When I spoke to AHIP almost three years ago, I said that this was no time to be timid in healthcare.
I’m sure everyone in this audience agreed heartily with some of the initiatives I’ve led, and I’m sure many of you would disagree strongly with others.
But I assume we can all agree this was not a timid three years for HHS.
When I took office, the New York Times called me the Happy Regulator.
Personally, I’d prefer the term Happy Deregulator. Bold, market-oriented action is what American healthcare needed.
For too long, Americans had seen costs mount, without commensurate increases in quality. They’d heard all the promises about consumer empowerment and paying for value—but the pace of change was too slow.
That is why this administration acted so boldly, on every front: to deliver true price transparency, to put patients in control of their data, to bring real value-based payments to more areas of care, and to get regulations out of the way.
The culmination of all of these actions is nothing less than the first meaningful move back toward patient-driven markets in healthcare since 1965.
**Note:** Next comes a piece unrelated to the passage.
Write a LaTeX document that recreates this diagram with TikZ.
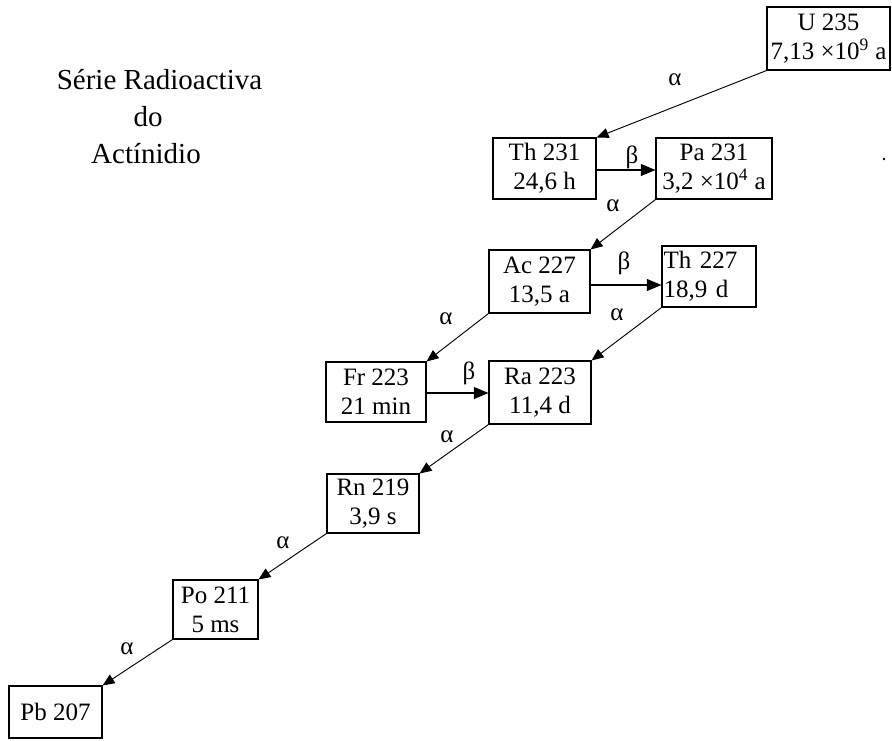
\documentclass[tikz,border=0pt]{standalone}
\usepackage{fontspec}
\setmainfont{Liberation Serif}
\usetikzlibrary{arrows.meta,calc}
\begin{document}
\begin{tikzpicture}[x=0.75pt,y=-0.75pt,
  box/.style={draw, line width=0.8pt, inner sep=1pt, align=center,
    font=\fontsize{18.75}{21.5}\selectfont},
  lbl/.style={inner sep=0pt, font=\fontsize{18.75}{21.5}\selectfont},
  ttl/.style={inner sep=0pt, anchor=base, font=\fontsize{21.75}{26}\selectfont},
  arra/.style={line width=0.7pt, -{Triangle[length=9pt,width=7.5pt]}},
  arrb/.style={line width=0.8pt, -{Triangle[length=11pt,width=9pt]}}]
\useasboundingbox (0,0) rectangle (892,740);

% title
\node[ttl] (t1) at (159.5,89) {Série Radioactiva};
\node[ttl] (t2) at (148,126) {do};
\node[ttl] (t3) at (146,163) {Actínidio};

% boxes
\node[box, minimum width=92.25pt, minimum height=47.25pt] (u235) at (828.5,38.5) {U 235\\7,13 ×10\textsuperscript{9} a};
\node[box, minimum width=77.25pt, minimum height=45.75pt] (th231) at (544.5,168.5) {Th 231\\24,6 h};
\node[box, minimum width=87pt, minimum height=45.75pt] (pa231) at (714,168.5) {Pa 231\\3,2 ×10\textsuperscript{4} a};
\node[box, minimum width=75.75pt, minimum height=47.25pt] (ac227) at (539.5,281.5) {Ac 227\\13,5 a};
\node[box, minimum width=70.5pt, minimum height=45.75pt, text width=68pt, align=left] (th227) at (709,276.5) {Th 227\\18,9 d};
\node[box, minimum width=75pt, minimum height=45pt] (fr223) at (376,392) {Fr 223\\21 min};
\node[box, minimum width=76.5pt, minimum height=47.25pt] (ra223) at (540,392.5) {Ra 223\\11,4 d};
\node[box, minimum width=69pt, minimum height=44.25pt] (rn219) at (373,503.5) {Rn 219\\3,9 s};
\node[box, minimum width=63.75pt, minimum height=44.25pt] (po211) at (215.5,609.5) {Po 211\\5 ms};
\node[box, minimum width=69.75pt, minimum height=39pt] (pb207) at (55.5,712) {Pb 207};

% stray dot
\node[circle, fill, inner sep=0pt, minimum size=2pt] (dot) at (884,159) {};

% alpha decays
\draw[arra] (u235.south west) -- (th231.north east);
\draw[arra] (pa231.south west) -- (ac227.north east);
\draw[arra] (ac227.south west) -- (fr223.north east);
\draw[arra] (th227.south west) -- (ra223.north east);
\draw[arra] (ra223.south west) -- (rn219.north east);
\draw[arra] (rn219.south west) -- (po211.north east);
\draw[arra] (po211.south west) -- (pb207.north east);

% beta decays
\coordinate (b1) at ($(th231.east)+(0,1.5)$);
\draw[arrb] (b1) -- (b1 -| pa231.west);
\coordinate (b2) at ($(ac227.east)+(0,3.5)$);
\draw[arrb] (b2) -- (b2 -| th227.west);
\coordinate (b3) at ($(fr223.east)+(0,1)$);
\draw[arrb] (b3) -- (b3 -| ra223.west);

% labels
\node[lbl] (a1) at (675,80) {α};
\node[lbl] (a2) at (613,206) {α};
\node[lbl] (a3) at (446,319) {α};
\node[lbl] (a4) at (617,315) {α};
\node[lbl] (a5) at (447,437) {α};
\node[lbl] (a6) at (283,543) {α};
\node[lbl] (a7) at (127,649) {α};
\node[lbl] (be1) at (632,157) {β};
\node[lbl] (be2) at (624,263) {β};
\node[lbl] (be3) at (469,373) {β};
\end{tikzpicture}
\end{document}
That is why I believe we will look back on the last three years as a hockey-stick moment for the transformation of healthcare—not only into a system that pays for value, but into a real marketplace that places the patient at the center.
That is what we set out to do, and that is what we delivered.
Thank you for what you’ll do to take advantage of these changes in the years to come, and thank you for the opportunity to address all of you today.